- _Dataset section_
────────
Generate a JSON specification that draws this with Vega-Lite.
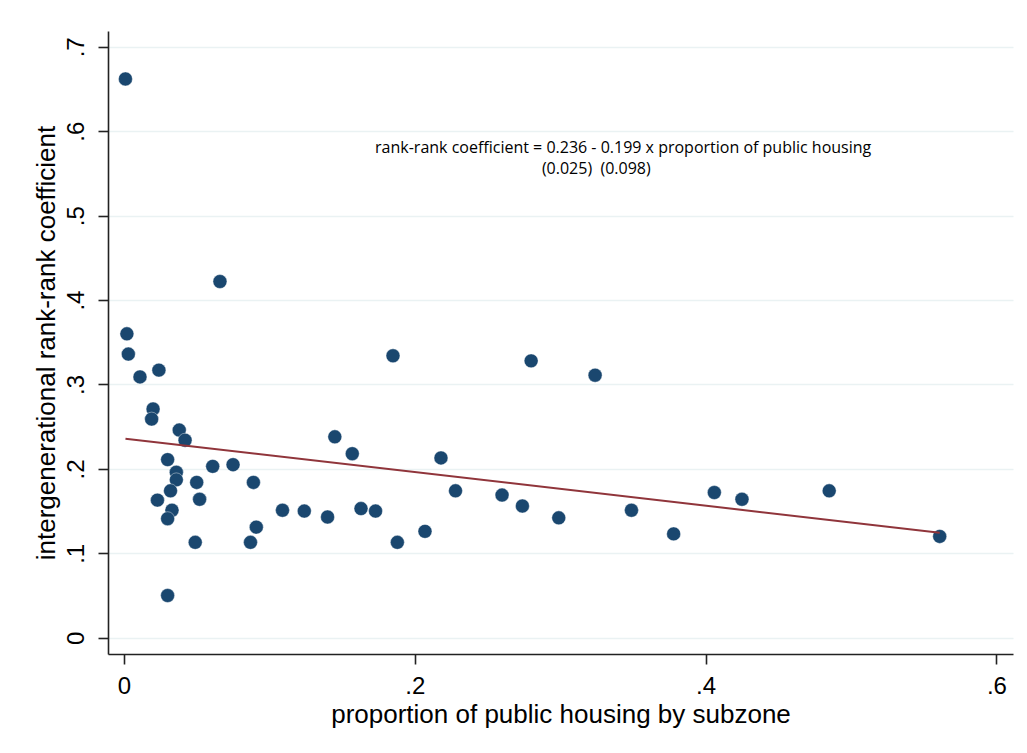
{
  "$schema": "https://vega.github.io/schema/vega-lite/v6.json",
  "autosize": "none",
  "width": 905,
  "height": 623,
  "padding": {"left": 108, "top": 31, "right": 14, "bottom": 99},
  "background": "white",
  "config": {
    "view": {"stroke": null},
    "axis": {
      "labelFont": "Liberation Sans",
      "titleFont": "Liberation Sans",
      "labelColor": "#000000",
      "titleColor": "#000000",
      "titleFontWeight": "normal",
      "domainColor": "#222222",
      "domainWidth": 1.6,
      "tickColor": "#222222",
      "tickWidth": 1.6,
      "tickSize": 10
    }
  },
  "datasets": {
    "pts": [
      {"pub": 0.001, "rr": 0.662},
      {"pub": 0.066, "rr": 0.422},
      {"pub": 0.002, "rr": 0.360},
      {"pub": 0.003, "rr": 0.336},
      {"pub": 0.011, "rr": 0.309},
      {"pub": 0.024, "rr": 0.317},
      {"pub": 0.020, "rr": 0.271},
      {"pub": 0.019, "rr": 0.259},
      {"pub": 0.038, "rr": 0.246},
      {"pub": 0.042, "rr": 0.234},
      {"pub": 0.030, "rr": 0.211},
      {"pub": 0.036, "rr": 0.196},
      {"pub": 0.036, "rr": 0.187},
      {"pub": 0.032, "rr": 0.174},
      {"pub": 0.023, "rr": 0.163},
      {"pub": 0.033, "rr": 0.151},
      {"pub": 0.030, "rr": 0.141},
      {"pub": 0.030, "rr": 0.050},
      {"pub": 0.050, "rr": 0.184},
      {"pub": 0.052, "rr": 0.164},
      {"pub": 0.049, "rr": 0.113},
      {"pub": 0.061, "rr": 0.203},
      {"pub": 0.075, "rr": 0.205},
      {"pub": 0.089, "rr": 0.184},
      {"pub": 0.087, "rr": 0.113},
      {"pub": 0.091, "rr": 0.131},
      {"pub": 0.109, "rr": 0.151},
      {"pub": 0.124, "rr": 0.150},
      {"pub": 0.140, "rr": 0.143},
      {"pub": 0.145, "rr": 0.238},
      {"pub": 0.157, "rr": 0.218},
      {"pub": 0.163, "rr": 0.153},
      {"pub": 0.173, "rr": 0.150},
      {"pub": 0.185, "rr": 0.334},
      {"pub": 0.188, "rr": 0.113},
      {"pub": 0.207, "rr": 0.126},
      {"pub": 0.218, "rr": 0.213},
      {"pub": 0.228, "rr": 0.174},
      {"pub": 0.260, "rr": 0.169},
      {"pub": 0.280, "rr": 0.328},
      {"pub": 0.274, "rr": 0.156},
      {"pub": 0.299, "rr": 0.142},
      {"pub": 0.324, "rr": 0.311},
      {"pub": 0.349, "rr": 0.151},
      {"pub": 0.378, "rr": 0.123},
      {"pub": 0.406, "rr": 0.172},
      {"pub": 0.425, "rr": 0.164},
      {"pub": 0.485, "rr": 0.174},
      {"pub": 0.561, "rr": 0.120}
    ],
    "fit": [
      {"pub": 0.001, "rr": 0.2358},
      {"pub": 0.561, "rr": 0.1244}
    ],
    "notes": [
      {"pub": 0.3433, "rr": 0.580, "txt": "rank-rank coefficient = 0.236 - 0.199 x proportion of public housing"},
      {"pub": 0.3248, "rr": 0.555, "txt": "(0.025)\u00a0\u00a0(0.098)"}
    ]
  },
  "layer": [
    {
      "data": {"name": "pts"},
      "mark": {"type": "circle", "size": 195, "color": "#1a476f", "opacity": 1, "stroke": "#ffffff", "strokeWidth": 0.4},
      "encoding": {
        "x": {
          "field": "pub", "type": "quantitative",
          "scale": {"domain": [-0.011, 0.6114], "nice": false, "zero": false},
          "axis": {
            "values": [0, 0.2, 0.4, 0.6],
            "labelExpr": "datum.value == 0 ? '0' : substring(format(datum.value, '.1f'), 1)",
            "grid": false,
            "labelFontSize": 24,
            "labelPadding": 10,
            "title": "proportion of public housing by subzone",
            "titleFontSize": 26,
            "titlePadding": 3
          }
        },
        "y": {
          "field": "rr", "type": "quantitative",
          "scale": {"domain": [-0.0193, 0.7188], "nice": false, "zero": false},
          "axis": {
            "values": [0, 0.1, 0.2, 0.3, 0.4, 0.5, 0.6, 0.7],
            "labelExpr": "datum.value == 0 ? '0' : substring(format(datum.value, '.1f'), 1)",
            "grid": true,
            "gridColor": "#eaf2f3",
            "gridWidth": 1.6,
            "labelAngle": 270,
            "labelAlign": "center",
            "labelBaseline": "bottom",
            "labelFontSize": 24,
            "labelPadding": 10,
            "title": "intergenerational rank-rank coefficient",
            "titleFontSize": 26,
            "titlePadding": 5
          }
        }
      }
    },
    {
      "data": {"name": "fit"},
      "mark": {"type": "line", "color": "#90353b", "strokeWidth": 2},
      "encoding": {
        "x": {"field": "pub", "type": "quantitative"},
        "y": {"field": "rr", "type": "quantitative"}
      }
    },
    {
      "data": {"name": "notes"},
      "mark": {"type": "text", "font": "Open Sans", "fontSize": 16, "color": "#000000", "align": "center", "baseline": "middle"},
      "encoding": {
        "x": {"field": "pub", "type": "quantitative"},
        "y": {"field": "rr", "type": "quantitative"},
        "text": {"field": "txt"}
      }
    }
  ]
}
────────
- _Task to complete_
Copy the whole of the material above exactly, but not its images.

- _Written response_
Generate a JSON specification that draws this with Vega-Lite.
{
  "$schema": "https://vega.github.io/schema/vega-lite/v6.json",
  "autosize": "none",
  "width": 905,
  "height": 623,
  "padding": {"left": 108, "top": 31, "right": 14, "bottom": 99},
  "background": "white",
  "config": {
    "view": {"stroke": null},
    "axis": {
      "labelFont": "Liberation Sans",
      "titleFont": "Liberation Sans",
      "labelColor": "#000000",
      "titleColor": "#000000",
      "titleFontWeight": "normal",
      "domainColor": "#222222",
      "domainWidth": 1.6,
      "tickColor": "#222222",
      "tickWidth": 1.6,
      "tickSize": 10
    }
  },
  "datasets": {
    "pts": [
      {"pub": 0.001, "rr": 0.662},
      {"pub": 0.066, "rr": 0.422},
      {"pub": 0.002, "rr": 0.360},
      {"pub": 0.003, "rr": 0.336},
      {"pub": 0.011, "rr": 0.309},
      {"pub": 0.024, "rr": 0.317},
      {"pub": 0.020, "rr": 0.271},
      {"pub": 0.019, "rr": 0.259},
      {"pub": 0.038, "rr": 0.246},
      {"pub": 0.042, "rr": 0.234},
      {"pub": 0.030, "rr": 0.211},
      {"pub": 0.036, "rr": 0.196},
      {"pub": 0.036, "rr": 0.187},
      {"pub": 0.032, "rr": 0.174},
      {"pub": 0.023, "rr": 0.163},
      {"pub": 0.033, "rr": 0.151},
      {"pub": 0.030, "rr": 0.141},
      {"pub": 0.030, "rr": 0.050},
      {"pub": 0.050, "rr": 0.184},
      {"pub": 0.052, "rr": 0.164},
      {"pub": 0.049, "rr": 0.113},
      {"pub": 0.061, "rr": 0.203},
      {"pub": 0.075, "rr": 0.205},
      {"pub": 0.089, "rr": 0.184},
      {"pub": 0.087, "rr": 0.113},
      {"pub": 0.091, "rr": 0.131},
      {"pub": 0.109, "rr": 0.151},
      {"pub": 0.124, "rr": 0.150},
      {"pub": 0.140, "rr": 0.143},
      {"pub": 0.145, "rr": 0.238},
      {"pub": 0.157, "rr": 0.218},
      {"pub": 0.163, "rr": 0.153},
      {"pub": 0.173, "rr": 0.150},
      {"pub": 0.185, "rr": 0.334},
      {"pub": 0.188, "rr": 0.113},
      {"pub": 0.207, "rr": 0.126},
      {"pub": 0.218, "rr": 0.213},
      {"pub": 0.228, "rr": 0.174},
      {"pub": 0.260, "rr": 0.169},
      {"pub": 0.280, "rr": 0.328},
      {"pub": 0.274, "rr": 0.156},
      {"pub": 0.299, "rr": 0.142},
      {"pub": 0.324, "rr": 0.311},
      {"pub": 0.349, "rr": 0.151},
      {"pub": 0.378, "rr": 0.123},
      {"pub": 0.406, "rr": 0.172},
      {"pub": 0.425, "rr": 0.164},
      {"pub": 0.485, "rr": 0.174},
      {"pub": 0.561, "rr": 0.120}
    ],
    "fit": [
      {"pub": 0.001, "rr": 0.2358},
      {"pub": 0.561, "rr": 0.1244}
    ],
    "notes": [
      {"pub": 0.3433, "rr": 0.580, "txt": "rank-rank coefficient = 0.236 - 0.199 x proportion of public housing"},
      {"pub": 0.3248, "rr": 0.555, "txt": "(0.025)\u00a0\u00a0(0.098)"}
    ]
  },
  "layer": [
    {
      "data": {"name": "pts"},
      "mark": {"type": "circle", "size": 195, "color": "#1a476f", "opacity": 1, "stroke": "#ffffff", "strokeWidth": 0.4},
      "encoding": {
        "x": {
          "field": "pub", "type": "quantitative",
          "scale": {"domain": [-0.011, 0.6114], "nice": false, "zero": false},
          "axis": {
            "values": [0, 0.2, 0.4, 0.6],
            "labelExpr": "datum.value == 0 ? '0' : substring(format(datum.value, '.1f'), 1)",
            "grid": false,
            "labelFontSize": 24,
            "labelPadding": 10,
            "title": "proportion of public housing by subzone",
            "titleFontSize": 26,
            "titlePadding": 3
          }
        },
        "y": {
          "field": "rr", "type": "quantitative",
          "scale": {"domain": [-0.0193, 0.7188], "nice": false, "zero": false},
          "axis": {
            "values": [0, 0.1, 0.2, 0.3, 0.4, 0.5, 0.6, 0.7],
            "labelExpr": "datum.value == 0 ? '0' : substring(format(datum.value, '.1f'), 1)",
            "grid": true,
            "gridColor": "#eaf2f3",
            "gridWidth": 1.6,
            "labelAngle": 270,
            "labelAlign": "center",
            "labelBaseline": "bottom",
            "labelFontSize": 24,
            "labelPadding": 10,
            "title": "intergenerational rank-rank coefficient",
            "titleFontSize": 26,
            "titlePadding": 5
          }
        }
      }
    },
    {
      "data": {"name": "fit"},
      "mark": {"type": "line", "color": "#90353b", "strokeWidth": 2},
      "encoding": {
        "x": {"field": "pub", "type": "quantitative"},
        "y": {"field": "rr", "type": "quantitative"}
      }
    },
    {
      "data": {"name": "notes"},
      "mark": {"type": "text", "font": "Open Sans", "fontSize": 16, "color": "#000000", "align": "center", "baseline": "middle"},
      "encoding": {
        "x": {"field": "pub", "type": "quantitative"},
        "y": {"field": "rr", "type": "quantitative"},
        "text": {"field": "txt"}
      }
    }
  ]
}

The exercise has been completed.